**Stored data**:
○ ○ ○ ○

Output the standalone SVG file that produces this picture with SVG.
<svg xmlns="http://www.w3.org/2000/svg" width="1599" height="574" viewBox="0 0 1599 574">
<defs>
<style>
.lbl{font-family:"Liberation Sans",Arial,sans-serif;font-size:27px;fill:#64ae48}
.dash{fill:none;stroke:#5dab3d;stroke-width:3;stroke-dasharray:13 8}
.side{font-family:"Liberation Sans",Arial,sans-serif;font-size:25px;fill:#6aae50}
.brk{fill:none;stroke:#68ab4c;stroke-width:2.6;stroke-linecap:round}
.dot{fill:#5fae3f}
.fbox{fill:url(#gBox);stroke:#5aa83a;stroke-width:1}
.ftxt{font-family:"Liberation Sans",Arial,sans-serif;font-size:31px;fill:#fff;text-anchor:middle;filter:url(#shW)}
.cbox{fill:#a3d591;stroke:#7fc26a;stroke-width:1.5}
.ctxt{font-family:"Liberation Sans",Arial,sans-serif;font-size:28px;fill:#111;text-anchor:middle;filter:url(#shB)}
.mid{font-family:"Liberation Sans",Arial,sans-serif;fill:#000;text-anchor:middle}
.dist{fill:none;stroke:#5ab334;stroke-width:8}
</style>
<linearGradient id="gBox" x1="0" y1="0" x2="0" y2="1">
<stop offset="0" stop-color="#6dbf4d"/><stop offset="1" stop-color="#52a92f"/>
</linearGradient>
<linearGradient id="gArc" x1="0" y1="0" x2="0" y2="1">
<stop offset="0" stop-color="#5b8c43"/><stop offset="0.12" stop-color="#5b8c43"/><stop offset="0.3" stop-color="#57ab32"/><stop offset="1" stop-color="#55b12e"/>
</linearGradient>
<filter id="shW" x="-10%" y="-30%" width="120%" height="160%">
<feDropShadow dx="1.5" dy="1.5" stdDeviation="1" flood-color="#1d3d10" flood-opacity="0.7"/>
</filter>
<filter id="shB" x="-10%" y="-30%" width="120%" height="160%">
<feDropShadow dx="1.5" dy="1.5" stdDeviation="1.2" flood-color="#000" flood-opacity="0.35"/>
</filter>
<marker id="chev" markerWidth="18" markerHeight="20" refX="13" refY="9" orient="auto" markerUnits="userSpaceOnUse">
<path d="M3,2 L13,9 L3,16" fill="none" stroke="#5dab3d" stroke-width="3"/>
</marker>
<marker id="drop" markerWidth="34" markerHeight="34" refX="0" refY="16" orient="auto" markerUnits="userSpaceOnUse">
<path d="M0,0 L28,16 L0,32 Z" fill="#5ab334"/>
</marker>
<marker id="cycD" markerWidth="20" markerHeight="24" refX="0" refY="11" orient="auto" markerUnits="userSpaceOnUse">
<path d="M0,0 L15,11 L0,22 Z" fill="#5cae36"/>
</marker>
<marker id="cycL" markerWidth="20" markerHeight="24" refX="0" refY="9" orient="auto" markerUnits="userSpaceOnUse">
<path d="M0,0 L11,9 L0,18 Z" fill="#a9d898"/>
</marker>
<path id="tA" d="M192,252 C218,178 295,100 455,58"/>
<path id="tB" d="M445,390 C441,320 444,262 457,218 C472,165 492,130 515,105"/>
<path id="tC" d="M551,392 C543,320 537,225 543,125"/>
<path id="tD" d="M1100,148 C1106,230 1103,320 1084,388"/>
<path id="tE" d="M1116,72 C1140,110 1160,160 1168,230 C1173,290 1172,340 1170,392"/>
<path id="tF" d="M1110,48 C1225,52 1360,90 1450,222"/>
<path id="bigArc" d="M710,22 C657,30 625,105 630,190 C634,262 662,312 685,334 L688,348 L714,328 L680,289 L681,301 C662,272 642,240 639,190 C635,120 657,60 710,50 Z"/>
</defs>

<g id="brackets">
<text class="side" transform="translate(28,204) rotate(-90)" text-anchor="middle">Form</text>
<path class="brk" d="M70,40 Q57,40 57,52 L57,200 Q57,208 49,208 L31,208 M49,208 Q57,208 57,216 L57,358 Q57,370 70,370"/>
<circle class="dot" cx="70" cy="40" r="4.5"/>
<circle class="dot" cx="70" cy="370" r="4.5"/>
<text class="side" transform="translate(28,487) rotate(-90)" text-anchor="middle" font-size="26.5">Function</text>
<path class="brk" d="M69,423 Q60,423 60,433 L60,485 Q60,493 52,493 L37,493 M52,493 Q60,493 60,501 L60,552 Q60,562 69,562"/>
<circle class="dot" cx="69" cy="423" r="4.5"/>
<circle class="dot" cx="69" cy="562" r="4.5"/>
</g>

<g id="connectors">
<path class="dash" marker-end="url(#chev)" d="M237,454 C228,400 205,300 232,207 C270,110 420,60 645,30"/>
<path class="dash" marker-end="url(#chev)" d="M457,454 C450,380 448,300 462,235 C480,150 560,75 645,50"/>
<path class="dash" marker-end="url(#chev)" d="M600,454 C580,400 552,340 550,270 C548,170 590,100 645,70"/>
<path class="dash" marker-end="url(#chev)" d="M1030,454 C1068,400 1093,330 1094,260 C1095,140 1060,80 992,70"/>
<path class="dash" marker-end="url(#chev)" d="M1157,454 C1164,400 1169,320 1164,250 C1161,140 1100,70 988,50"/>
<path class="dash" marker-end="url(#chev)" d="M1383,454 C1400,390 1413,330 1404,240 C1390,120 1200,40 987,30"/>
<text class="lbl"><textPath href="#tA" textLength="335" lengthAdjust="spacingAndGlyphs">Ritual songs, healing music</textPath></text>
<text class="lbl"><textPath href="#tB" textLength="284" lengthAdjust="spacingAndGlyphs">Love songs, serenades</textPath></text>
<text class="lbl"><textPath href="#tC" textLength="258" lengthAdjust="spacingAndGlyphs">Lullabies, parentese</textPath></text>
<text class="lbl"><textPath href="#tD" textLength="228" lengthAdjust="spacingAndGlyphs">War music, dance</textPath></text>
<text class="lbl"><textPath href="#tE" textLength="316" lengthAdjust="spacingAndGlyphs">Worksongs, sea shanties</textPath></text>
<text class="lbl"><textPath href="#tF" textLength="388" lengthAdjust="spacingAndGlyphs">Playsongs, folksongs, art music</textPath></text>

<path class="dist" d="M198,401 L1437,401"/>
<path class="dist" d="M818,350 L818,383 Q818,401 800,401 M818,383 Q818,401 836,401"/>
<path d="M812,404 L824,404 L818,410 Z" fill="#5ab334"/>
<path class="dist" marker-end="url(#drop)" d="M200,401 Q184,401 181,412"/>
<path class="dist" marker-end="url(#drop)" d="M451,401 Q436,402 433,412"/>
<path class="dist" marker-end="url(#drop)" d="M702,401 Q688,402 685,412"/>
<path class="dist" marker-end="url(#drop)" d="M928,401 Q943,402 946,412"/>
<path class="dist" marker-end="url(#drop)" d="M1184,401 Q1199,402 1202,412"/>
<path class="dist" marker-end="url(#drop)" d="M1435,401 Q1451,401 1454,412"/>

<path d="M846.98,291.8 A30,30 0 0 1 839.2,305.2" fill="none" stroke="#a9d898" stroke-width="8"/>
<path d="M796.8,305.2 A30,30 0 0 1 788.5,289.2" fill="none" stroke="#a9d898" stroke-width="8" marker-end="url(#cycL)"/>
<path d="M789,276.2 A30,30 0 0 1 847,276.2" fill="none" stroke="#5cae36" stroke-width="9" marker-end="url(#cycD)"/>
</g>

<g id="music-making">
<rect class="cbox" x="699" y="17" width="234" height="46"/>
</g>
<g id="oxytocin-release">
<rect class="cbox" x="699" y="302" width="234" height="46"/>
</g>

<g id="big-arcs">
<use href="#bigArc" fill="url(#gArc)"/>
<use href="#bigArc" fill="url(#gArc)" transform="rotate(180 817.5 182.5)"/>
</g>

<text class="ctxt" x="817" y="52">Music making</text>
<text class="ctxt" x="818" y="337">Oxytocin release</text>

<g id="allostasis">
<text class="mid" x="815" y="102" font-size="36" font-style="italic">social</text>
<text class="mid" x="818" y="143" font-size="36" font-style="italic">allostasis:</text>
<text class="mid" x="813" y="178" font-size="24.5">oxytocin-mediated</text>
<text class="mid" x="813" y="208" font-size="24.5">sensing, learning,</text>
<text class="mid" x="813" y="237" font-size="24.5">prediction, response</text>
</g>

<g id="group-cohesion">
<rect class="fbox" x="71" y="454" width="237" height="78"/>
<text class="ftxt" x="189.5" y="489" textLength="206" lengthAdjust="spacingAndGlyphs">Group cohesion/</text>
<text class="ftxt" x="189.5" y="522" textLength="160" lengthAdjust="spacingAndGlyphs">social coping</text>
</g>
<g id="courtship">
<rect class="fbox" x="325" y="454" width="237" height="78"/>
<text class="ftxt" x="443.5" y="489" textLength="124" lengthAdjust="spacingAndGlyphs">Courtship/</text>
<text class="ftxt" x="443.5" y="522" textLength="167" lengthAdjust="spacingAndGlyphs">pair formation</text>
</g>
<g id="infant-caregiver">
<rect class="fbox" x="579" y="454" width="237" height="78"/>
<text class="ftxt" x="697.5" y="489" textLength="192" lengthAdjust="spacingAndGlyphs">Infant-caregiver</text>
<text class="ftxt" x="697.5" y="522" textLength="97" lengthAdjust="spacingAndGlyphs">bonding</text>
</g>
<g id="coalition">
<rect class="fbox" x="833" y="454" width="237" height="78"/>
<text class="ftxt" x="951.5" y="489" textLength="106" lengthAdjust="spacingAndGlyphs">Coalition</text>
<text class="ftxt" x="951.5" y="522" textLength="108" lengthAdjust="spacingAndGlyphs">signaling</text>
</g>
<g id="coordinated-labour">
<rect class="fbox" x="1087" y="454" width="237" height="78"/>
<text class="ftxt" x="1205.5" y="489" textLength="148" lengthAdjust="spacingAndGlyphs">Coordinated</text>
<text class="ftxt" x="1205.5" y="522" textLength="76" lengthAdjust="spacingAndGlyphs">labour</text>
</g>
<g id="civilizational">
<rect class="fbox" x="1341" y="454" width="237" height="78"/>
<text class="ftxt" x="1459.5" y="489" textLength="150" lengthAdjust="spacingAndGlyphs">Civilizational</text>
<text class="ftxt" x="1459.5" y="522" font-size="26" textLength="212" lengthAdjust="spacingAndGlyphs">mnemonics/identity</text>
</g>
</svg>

○ ○ ○ ○

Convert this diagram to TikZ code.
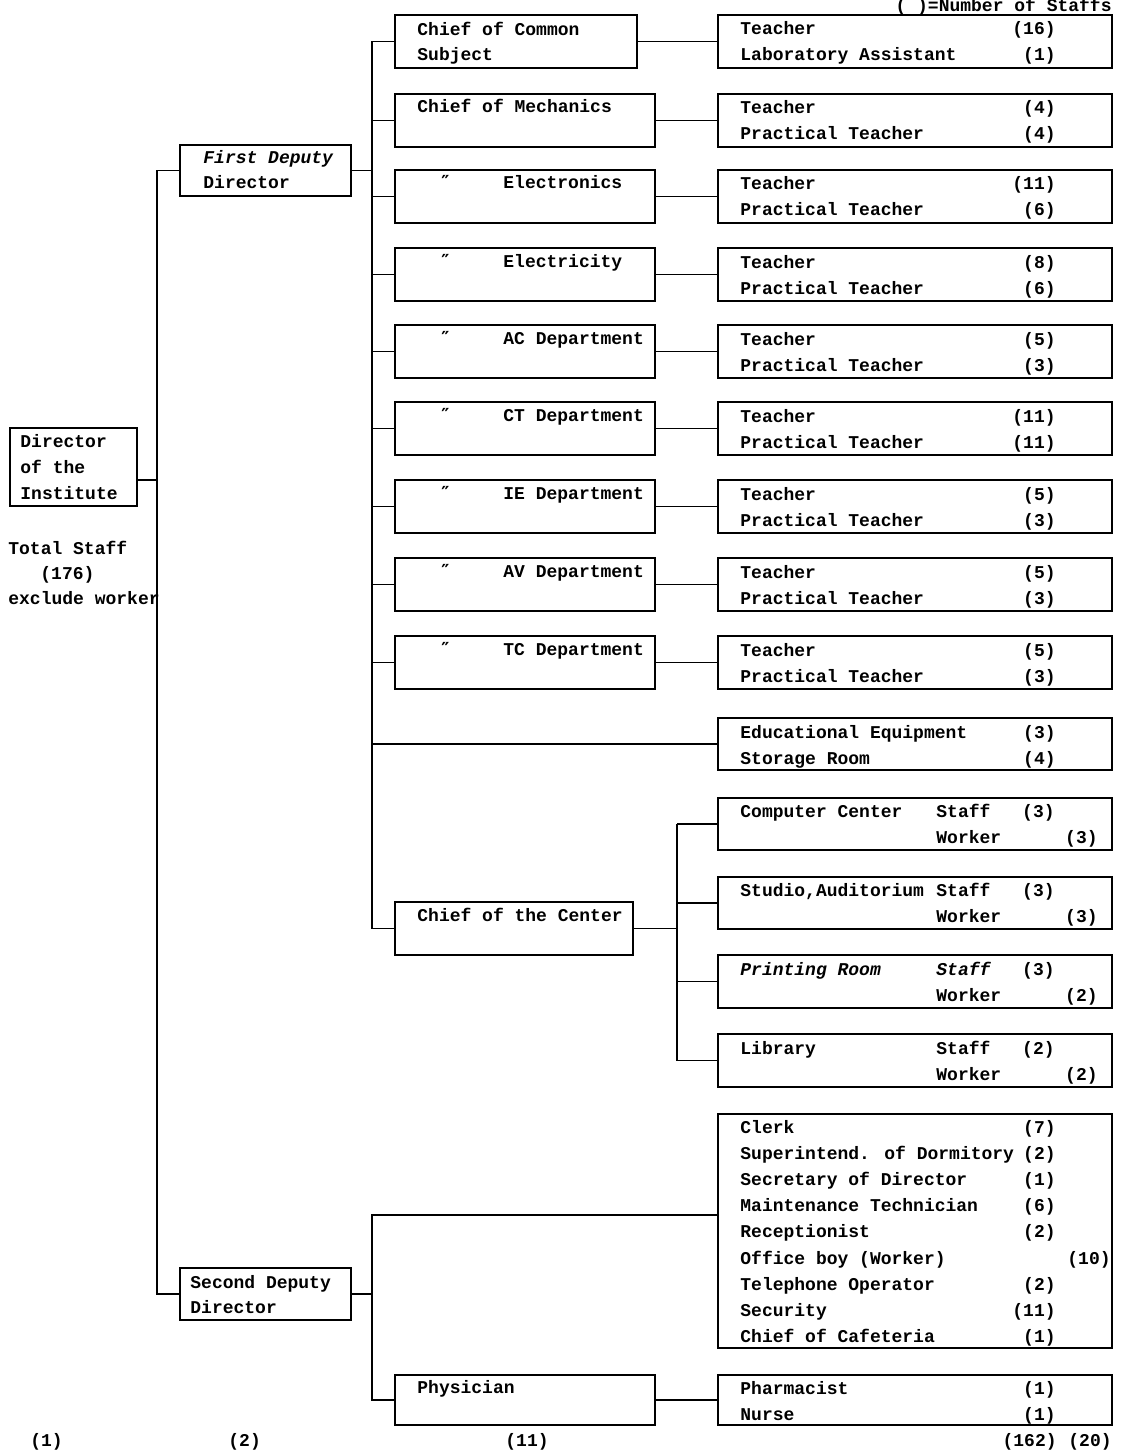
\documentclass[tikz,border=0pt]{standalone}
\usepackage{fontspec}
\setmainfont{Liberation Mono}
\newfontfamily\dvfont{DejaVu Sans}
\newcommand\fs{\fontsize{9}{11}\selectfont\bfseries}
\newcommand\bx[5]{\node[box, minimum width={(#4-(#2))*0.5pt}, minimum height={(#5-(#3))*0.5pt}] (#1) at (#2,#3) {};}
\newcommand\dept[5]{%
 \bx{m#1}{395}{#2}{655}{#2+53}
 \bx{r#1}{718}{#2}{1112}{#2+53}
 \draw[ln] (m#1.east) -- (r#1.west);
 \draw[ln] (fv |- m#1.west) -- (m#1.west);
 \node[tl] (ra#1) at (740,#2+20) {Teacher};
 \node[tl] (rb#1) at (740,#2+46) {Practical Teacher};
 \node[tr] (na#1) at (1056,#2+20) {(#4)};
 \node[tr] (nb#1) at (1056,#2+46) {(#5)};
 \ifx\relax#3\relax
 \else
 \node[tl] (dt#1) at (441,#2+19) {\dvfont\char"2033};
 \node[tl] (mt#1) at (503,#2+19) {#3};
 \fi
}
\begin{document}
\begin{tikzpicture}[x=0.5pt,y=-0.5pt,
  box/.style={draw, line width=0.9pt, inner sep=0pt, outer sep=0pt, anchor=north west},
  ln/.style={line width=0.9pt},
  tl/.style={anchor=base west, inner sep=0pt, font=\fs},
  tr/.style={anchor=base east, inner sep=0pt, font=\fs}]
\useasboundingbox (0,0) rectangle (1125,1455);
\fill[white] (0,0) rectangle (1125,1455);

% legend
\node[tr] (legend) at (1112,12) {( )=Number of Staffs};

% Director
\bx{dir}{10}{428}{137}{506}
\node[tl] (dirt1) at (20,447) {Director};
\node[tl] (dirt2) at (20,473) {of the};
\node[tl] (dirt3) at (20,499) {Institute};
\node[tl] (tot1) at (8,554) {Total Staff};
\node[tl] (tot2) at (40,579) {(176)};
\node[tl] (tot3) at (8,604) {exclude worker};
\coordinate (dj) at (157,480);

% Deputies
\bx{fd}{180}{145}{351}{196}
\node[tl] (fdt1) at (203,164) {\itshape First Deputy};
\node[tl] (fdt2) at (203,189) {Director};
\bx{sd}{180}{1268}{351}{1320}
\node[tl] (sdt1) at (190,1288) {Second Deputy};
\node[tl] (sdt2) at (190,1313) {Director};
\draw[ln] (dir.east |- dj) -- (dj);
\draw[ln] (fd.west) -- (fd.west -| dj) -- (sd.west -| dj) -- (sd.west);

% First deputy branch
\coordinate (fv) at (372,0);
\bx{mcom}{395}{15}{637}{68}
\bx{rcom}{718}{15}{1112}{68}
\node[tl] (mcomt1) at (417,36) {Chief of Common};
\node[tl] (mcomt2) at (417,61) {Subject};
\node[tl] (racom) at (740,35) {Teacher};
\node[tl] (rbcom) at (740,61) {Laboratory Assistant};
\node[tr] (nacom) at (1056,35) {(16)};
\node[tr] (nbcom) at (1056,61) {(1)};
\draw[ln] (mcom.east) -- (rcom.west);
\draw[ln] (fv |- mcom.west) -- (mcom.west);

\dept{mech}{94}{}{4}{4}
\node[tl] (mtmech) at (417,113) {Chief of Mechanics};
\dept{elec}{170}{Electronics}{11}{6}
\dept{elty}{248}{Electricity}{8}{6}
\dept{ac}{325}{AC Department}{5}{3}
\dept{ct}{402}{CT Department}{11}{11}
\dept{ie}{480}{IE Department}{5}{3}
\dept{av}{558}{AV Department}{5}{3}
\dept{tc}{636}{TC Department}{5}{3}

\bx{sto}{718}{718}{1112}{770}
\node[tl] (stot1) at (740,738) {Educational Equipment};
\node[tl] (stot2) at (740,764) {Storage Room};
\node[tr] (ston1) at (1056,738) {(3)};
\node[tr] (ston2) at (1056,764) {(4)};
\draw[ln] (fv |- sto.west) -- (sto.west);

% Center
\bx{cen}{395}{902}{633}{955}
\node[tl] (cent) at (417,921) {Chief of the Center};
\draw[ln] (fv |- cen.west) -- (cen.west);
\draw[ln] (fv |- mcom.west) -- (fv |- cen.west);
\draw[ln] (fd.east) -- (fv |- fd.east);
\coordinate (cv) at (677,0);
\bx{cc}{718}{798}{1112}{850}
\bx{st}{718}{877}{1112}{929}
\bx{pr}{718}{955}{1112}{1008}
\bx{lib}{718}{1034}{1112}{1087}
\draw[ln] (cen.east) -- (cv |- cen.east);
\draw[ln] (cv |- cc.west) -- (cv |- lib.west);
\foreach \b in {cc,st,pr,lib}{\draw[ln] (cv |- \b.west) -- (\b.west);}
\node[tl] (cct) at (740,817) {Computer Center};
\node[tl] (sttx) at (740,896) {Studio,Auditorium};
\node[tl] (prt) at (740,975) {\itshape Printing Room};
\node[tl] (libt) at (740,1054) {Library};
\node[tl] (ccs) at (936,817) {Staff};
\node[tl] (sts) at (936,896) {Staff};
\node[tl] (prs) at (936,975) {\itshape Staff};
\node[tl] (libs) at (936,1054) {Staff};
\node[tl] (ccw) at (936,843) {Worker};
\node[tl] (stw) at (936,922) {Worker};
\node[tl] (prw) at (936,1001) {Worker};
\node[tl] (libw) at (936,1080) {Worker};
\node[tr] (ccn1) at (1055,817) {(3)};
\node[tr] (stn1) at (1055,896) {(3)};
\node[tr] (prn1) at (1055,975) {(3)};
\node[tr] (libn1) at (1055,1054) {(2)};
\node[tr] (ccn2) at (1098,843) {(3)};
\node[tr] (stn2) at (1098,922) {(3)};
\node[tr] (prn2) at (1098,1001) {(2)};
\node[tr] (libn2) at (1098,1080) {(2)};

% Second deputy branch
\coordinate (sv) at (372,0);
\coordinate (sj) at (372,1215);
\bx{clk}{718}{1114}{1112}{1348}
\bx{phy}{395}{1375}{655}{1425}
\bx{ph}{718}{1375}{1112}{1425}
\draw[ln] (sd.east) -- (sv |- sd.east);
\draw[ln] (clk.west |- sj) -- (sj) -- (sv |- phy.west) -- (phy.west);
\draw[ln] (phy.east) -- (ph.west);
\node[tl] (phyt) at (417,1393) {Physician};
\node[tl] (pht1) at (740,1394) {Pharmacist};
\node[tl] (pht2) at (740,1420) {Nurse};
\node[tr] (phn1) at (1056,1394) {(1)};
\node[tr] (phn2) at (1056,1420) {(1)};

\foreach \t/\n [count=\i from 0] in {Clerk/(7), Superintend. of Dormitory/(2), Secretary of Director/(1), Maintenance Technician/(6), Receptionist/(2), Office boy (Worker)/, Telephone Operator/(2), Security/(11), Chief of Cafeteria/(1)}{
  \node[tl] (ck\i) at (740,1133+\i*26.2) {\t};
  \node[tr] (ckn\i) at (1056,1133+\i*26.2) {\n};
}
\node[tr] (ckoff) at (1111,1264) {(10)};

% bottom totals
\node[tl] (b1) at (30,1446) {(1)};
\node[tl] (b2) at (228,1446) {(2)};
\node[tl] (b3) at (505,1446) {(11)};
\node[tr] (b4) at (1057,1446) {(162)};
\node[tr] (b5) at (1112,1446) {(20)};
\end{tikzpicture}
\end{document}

○ ○ ○ ○

Give back only the lines from the one holding "Convert this diagram to TikZ code." through the one holding "dj) -- (sd.west);", both kept, exactly as written. Omit the images.

Convert this diagram to TikZ code.
\documentclass[tikz,border=0pt]{standalone}
\usepackage{fontspec}
\setmainfont{Liberation Mono}
\newfontfamily\dvfont{DejaVu Sans}
\newcommand\fs{\fontsize{9}{11}\selectfont\bfseries}
\newcommand\bx[5]{\node[box, minimum width={(#4-(#2))*0.5pt}, minimum height={(#5-(#3))*0.5pt}] (#1) at (#2,#3) {};}
\newcommand\dept[5]{%
 \bx{m#1}{395}{#2}{655}{#2+53}
 \bx{r#1}{718}{#2}{1112}{#2+53}
 \draw[ln] (m#1.east) -- (r#1.west);
 \draw[ln] (fv |- m#1.west) -- (m#1.west);
 \node[tl] (ra#1) at (740,#2+20) {Teacher};
 \node[tl] (rb#1) at (740,#2+46) {Practical Teacher};
 \node[tr] (na#1) at (1056,#2+20) {(#4)};
 \node[tr] (nb#1) at (1056,#2+46) {(#5)};
 \ifx\relax#3\relax
 \else
 \node[tl] (dt#1) at (441,#2+19) {\dvfont\char"2033};
 \node[tl] (mt#1) at (503,#2+19) {#3};
 \fi
}
\begin{document}
\begin{tikzpicture}[x=0.5pt,y=-0.5pt,
  box/.style={draw, line width=0.9pt, inner sep=0pt, outer sep=0pt, anchor=north west},
  ln/.style={line width=0.9pt},
  tl/.style={anchor=base west, inner sep=0pt, font=\fs},
  tr/.style={anchor=base east, inner sep=0pt, font=\fs}]
\useasboundingbox (0,0) rectangle (1125,1455);
\fill[white] (0,0) rectangle (1125,1455);

% legend
\node[tr] (legend) at (1112,12) {( )=Number of Staffs};

% Director
\bx{dir}{10}{428}{137}{506}
\node[tl] (dirt1) at (20,447) {Director};
\node[tl] (dirt2) at (20,473) {of the};
\node[tl] (dirt3) at (20,499) {Institute};
\node[tl] (tot1) at (8,554) {Total Staff};
\node[tl] (tot2) at (40,579) {(176)};
\node[tl] (tot3) at (8,604) {exclude worker};
\coordinate (dj) at (157,480);

% Deputies
\bx{fd}{180}{145}{351}{196}
\node[tl] (fdt1) at (203,164) {\itshape First Deputy};
\node[tl] (fdt2) at (203,189) {Director};
\bx{sd}{180}{1268}{351}{1320}
\node[tl] (sdt1) at (190,1288) {Second Deputy};
\node[tl] (sdt2) at (190,1313) {Director};
\draw[ln] (dir.east |- dj) -- (dj);
\draw[ln] (fd.west) -- (fd.west -| dj) -- (sd.west -| dj) -- (sd.west);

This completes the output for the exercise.